| TASK INSTRUCTIONS |
Would it be possible to write out each entry below exactly, without the pictures?

| DATASET EXCERPTS |
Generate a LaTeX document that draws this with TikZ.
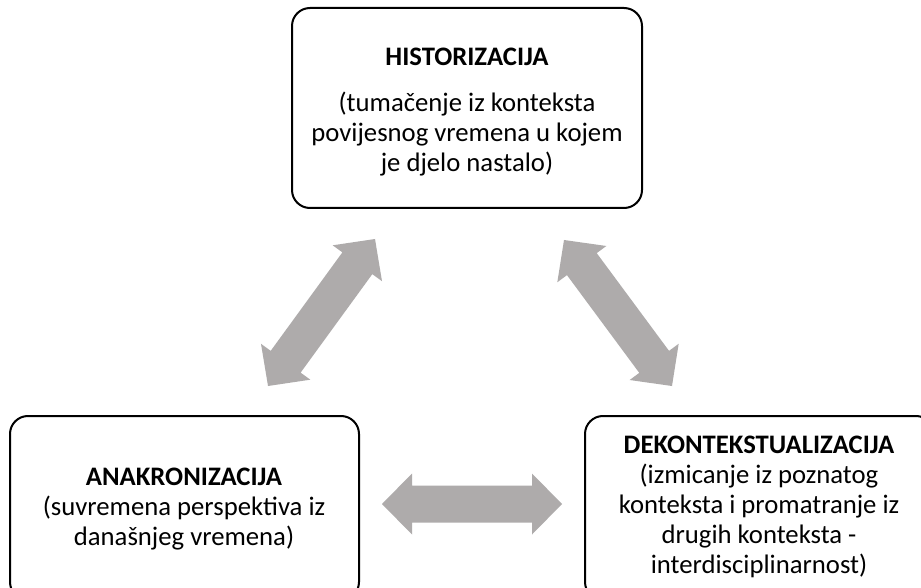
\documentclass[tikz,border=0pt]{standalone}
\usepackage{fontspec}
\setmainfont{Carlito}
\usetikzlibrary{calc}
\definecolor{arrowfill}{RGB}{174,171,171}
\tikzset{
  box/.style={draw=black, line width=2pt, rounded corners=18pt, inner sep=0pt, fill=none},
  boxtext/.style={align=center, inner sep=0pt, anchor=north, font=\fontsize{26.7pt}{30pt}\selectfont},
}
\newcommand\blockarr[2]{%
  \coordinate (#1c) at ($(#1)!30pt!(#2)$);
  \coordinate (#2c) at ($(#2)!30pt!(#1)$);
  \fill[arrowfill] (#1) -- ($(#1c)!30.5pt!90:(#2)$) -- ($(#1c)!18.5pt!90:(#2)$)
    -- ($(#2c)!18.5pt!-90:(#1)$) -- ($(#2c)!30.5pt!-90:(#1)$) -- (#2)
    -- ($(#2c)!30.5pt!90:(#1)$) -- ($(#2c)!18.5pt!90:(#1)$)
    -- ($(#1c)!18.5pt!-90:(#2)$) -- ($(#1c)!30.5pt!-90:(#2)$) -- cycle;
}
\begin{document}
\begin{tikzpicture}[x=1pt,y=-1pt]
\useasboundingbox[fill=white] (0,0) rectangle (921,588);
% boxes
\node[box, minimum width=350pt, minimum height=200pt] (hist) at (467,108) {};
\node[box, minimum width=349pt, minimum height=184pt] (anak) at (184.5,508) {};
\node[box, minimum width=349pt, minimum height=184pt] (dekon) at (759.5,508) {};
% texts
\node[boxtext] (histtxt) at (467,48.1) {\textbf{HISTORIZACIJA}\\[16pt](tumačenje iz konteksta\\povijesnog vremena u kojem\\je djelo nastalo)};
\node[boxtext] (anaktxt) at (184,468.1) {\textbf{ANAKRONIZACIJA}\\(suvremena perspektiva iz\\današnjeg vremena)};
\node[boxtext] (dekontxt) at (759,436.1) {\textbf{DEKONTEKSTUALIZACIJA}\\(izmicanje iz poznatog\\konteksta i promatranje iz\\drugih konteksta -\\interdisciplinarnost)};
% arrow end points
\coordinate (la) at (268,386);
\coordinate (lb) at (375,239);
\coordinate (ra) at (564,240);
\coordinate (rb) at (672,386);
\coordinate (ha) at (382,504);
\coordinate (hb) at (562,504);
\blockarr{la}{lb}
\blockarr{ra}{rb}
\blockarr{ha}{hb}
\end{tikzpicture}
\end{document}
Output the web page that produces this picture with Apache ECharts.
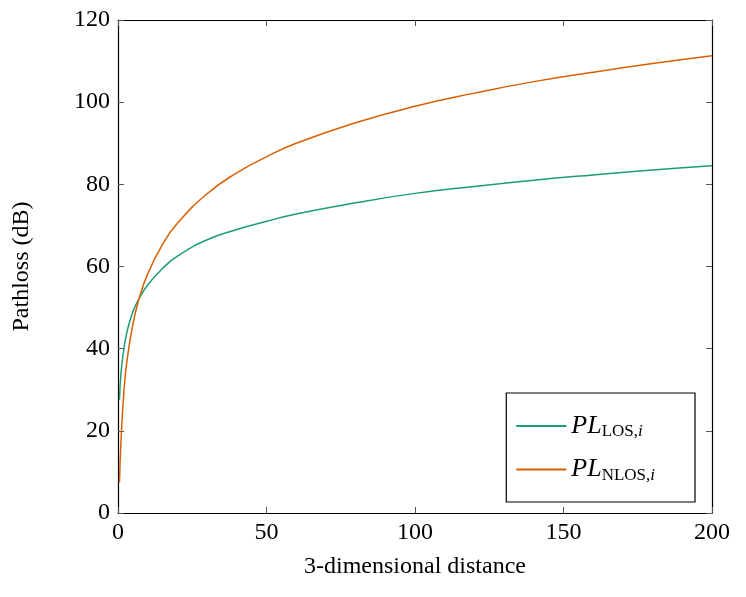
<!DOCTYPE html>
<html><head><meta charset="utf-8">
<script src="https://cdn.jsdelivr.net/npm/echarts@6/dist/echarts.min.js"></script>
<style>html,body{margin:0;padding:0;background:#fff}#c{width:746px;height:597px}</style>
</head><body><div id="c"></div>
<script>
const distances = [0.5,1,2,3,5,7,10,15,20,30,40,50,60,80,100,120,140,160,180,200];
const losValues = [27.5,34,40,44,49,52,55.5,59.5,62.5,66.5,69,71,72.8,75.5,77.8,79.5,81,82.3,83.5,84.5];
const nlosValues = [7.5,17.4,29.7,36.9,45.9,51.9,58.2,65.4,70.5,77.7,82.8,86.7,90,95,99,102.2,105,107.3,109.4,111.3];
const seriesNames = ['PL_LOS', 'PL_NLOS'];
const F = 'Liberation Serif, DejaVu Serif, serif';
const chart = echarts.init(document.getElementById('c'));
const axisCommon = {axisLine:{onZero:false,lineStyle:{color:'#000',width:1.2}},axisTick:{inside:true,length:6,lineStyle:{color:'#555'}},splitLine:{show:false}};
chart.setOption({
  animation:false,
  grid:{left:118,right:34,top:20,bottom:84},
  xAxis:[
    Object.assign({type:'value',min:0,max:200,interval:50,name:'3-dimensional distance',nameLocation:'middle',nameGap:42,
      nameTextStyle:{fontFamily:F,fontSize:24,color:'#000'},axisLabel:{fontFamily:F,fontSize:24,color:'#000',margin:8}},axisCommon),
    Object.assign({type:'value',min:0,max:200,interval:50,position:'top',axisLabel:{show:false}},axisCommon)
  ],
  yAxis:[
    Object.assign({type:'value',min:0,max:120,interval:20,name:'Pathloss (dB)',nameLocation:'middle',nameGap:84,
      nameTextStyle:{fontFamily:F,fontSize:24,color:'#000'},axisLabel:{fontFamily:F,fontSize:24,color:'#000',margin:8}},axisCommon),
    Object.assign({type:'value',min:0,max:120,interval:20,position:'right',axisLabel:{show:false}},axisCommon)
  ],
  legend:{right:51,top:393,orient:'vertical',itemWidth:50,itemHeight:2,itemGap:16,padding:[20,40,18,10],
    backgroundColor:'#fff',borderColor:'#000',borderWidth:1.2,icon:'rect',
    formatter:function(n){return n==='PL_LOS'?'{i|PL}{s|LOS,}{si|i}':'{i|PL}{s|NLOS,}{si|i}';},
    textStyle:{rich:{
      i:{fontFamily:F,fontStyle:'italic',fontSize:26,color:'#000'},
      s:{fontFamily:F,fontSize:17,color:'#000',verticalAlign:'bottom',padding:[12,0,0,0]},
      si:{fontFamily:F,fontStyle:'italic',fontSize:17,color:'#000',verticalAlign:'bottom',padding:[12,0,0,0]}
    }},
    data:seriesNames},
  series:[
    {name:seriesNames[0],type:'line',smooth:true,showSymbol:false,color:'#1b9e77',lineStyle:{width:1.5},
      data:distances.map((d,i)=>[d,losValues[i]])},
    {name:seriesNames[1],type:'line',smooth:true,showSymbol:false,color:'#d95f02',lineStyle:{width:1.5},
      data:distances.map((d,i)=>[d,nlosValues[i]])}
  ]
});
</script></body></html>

| PROBLEM SOLUTION |
Generate a LaTeX document that draws this with TikZ.
\documentclass[tikz,border=0pt]{standalone}
\usepackage{fontspec}
\setmainfont{Carlito}
\usetikzlibrary{calc}
\definecolor{arrowfill}{RGB}{174,171,171}
\tikzset{
  box/.style={draw=black, line width=2pt, rounded corners=18pt, inner sep=0pt, fill=none},
  boxtext/.style={align=center, inner sep=0pt, anchor=north, font=\fontsize{26.7pt}{30pt}\selectfont},
}
\newcommand\blockarr[2]{%
  \coordinate (#1c) at ($(#1)!30pt!(#2)$);
  \coordinate (#2c) at ($(#2)!30pt!(#1)$);
  \fill[arrowfill] (#1) -- ($(#1c)!30.5pt!90:(#2)$) -- ($(#1c)!18.5pt!90:(#2)$)
    -- ($(#2c)!18.5pt!-90:(#1)$) -- ($(#2c)!30.5pt!-90:(#1)$) -- (#2)
    -- ($(#2c)!30.5pt!90:(#1)$) -- ($(#2c)!18.5pt!90:(#1)$)
    -- ($(#1c)!18.5pt!-90:(#2)$) -- ($(#1c)!30.5pt!-90:(#2)$) -- cycle;
}
\begin{document}
\begin{tikzpicture}[x=1pt,y=-1pt]
\useasboundingbox[fill=white] (0,0) rectangle (921,588);
% boxes
\node[box, minimum width=350pt, minimum height=200pt] (hist) at (467,108) {};
\node[box, minimum width=349pt, minimum height=184pt] (anak) at (184.5,508) {};
\node[box, minimum width=349pt, minimum height=184pt] (dekon) at (759.5,508) {};
% texts
\node[boxtext] (histtxt) at (467,48.1) {\textbf{HISTORIZACIJA}\\[16pt](tumačenje iz konteksta\\povijesnog vremena u kojem\\je djelo nastalo)};
\node[boxtext] (anaktxt) at (184,468.1) {\textbf{ANAKRONIZACIJA}\\(suvremena perspektiva iz\\današnjeg vremena)};
\node[boxtext] (dekontxt) at (759,436.1) {\textbf{DEKONTEKSTUALIZACIJA}\\(izmicanje iz poznatog\\konteksta i promatranje iz\\drugih konteksta -\\interdisciplinarnost)};
% arrow end points
\coordinate (la) at (268,386);
\coordinate (lb) at (375,239);
\coordinate (ra) at (564,240);
\coordinate (rb) at (672,386);
\coordinate (ha) at (382,504);
\coordinate (hb) at (562,504);
\blockarr{la}{lb}
\blockarr{ra}{rb}
\blockarr{ha}{hb}
\end{tikzpicture}
\end{document}
Output the web page that produces this picture with Apache ECharts.
<!DOCTYPE html>
<html><head><meta charset="utf-8">
<script src="https://cdn.jsdelivr.net/npm/echarts@6/dist/echarts.min.js"></script>
<style>html,body{margin:0;padding:0;background:#fff}#c{width:746px;height:597px}</style>
</head><body><div id="c"></div>
<script>
const distances = [0.5,1,2,3,5,7,10,15,20,30,40,50,60,80,100,120,140,160,180,200];
const losValues = [27.5,34,40,44,49,52,55.5,59.5,62.5,66.5,69,71,72.8,75.5,77.8,79.5,81,82.3,83.5,84.5];
const nlosValues = [7.5,17.4,29.7,36.9,45.9,51.9,58.2,65.4,70.5,77.7,82.8,86.7,90,95,99,102.2,105,107.3,109.4,111.3];
const seriesNames = ['PL_LOS', 'PL_NLOS'];
const F = 'Liberation Serif, DejaVu Serif, serif';
const chart = echarts.init(document.getElementById('c'));
const axisCommon = {axisLine:{onZero:false,lineStyle:{color:'#000',width:1.2}},axisTick:{inside:true,length:6,lineStyle:{color:'#555'}},splitLine:{show:false}};
chart.setOption({
  animation:false,
  grid:{left:118,right:34,top:20,bottom:84},
  xAxis:[
    Object.assign({type:'value',min:0,max:200,interval:50,name:'3-dimensional distance',nameLocation:'middle',nameGap:42,
      nameTextStyle:{fontFamily:F,fontSize:24,color:'#000'},axisLabel:{fontFamily:F,fontSize:24,color:'#000',margin:8}},axisCommon),
    Object.assign({type:'value',min:0,max:200,interval:50,position:'top',axisLabel:{show:false}},axisCommon)
  ],
  yAxis:[
    Object.assign({type:'value',min:0,max:120,interval:20,name:'Pathloss (dB)',nameLocation:'middle',nameGap:84,
      nameTextStyle:{fontFamily:F,fontSize:24,color:'#000'},axisLabel:{fontFamily:F,fontSize:24,color:'#000',margin:8}},axisCommon),
    Object.assign({type:'value',min:0,max:120,interval:20,position:'right',axisLabel:{show:false}},axisCommon)
  ],
  legend:{right:51,top:393,orient:'vertical',itemWidth:50,itemHeight:2,itemGap:16,padding:[20,40,18,10],
    backgroundColor:'#fff',borderColor:'#000',borderWidth:1.2,icon:'rect',
    formatter:function(n){return n==='PL_LOS'?'{i|PL}{s|LOS,}{si|i}':'{i|PL}{s|NLOS,}{si|i}';},
    textStyle:{rich:{
      i:{fontFamily:F,fontStyle:'italic',fontSize:26,color:'#000'},
      s:{fontFamily:F,fontSize:17,color:'#000',verticalAlign:'bottom',padding:[12,0,0,0]},
      si:{fontFamily:F,fontStyle:'italic',fontSize:17,color:'#000',verticalAlign:'bottom',padding:[12,0,0,0]}
    }},
    data:seriesNames},
  series:[
    {name:seriesNames[0],type:'line',smooth:true,showSymbol:false,color:'#1b9e77',lineStyle:{width:1.5},
      data:distances.map((d,i)=>[d,losValues[i]])},
    {name:seriesNames[1],type:'line',smooth:true,showSymbol:false,color:'#d95f02',lineStyle:{width:1.5},
      data:distances.map((d,i)=>[d,nlosValues[i]])}
  ]
});
</script></body></html>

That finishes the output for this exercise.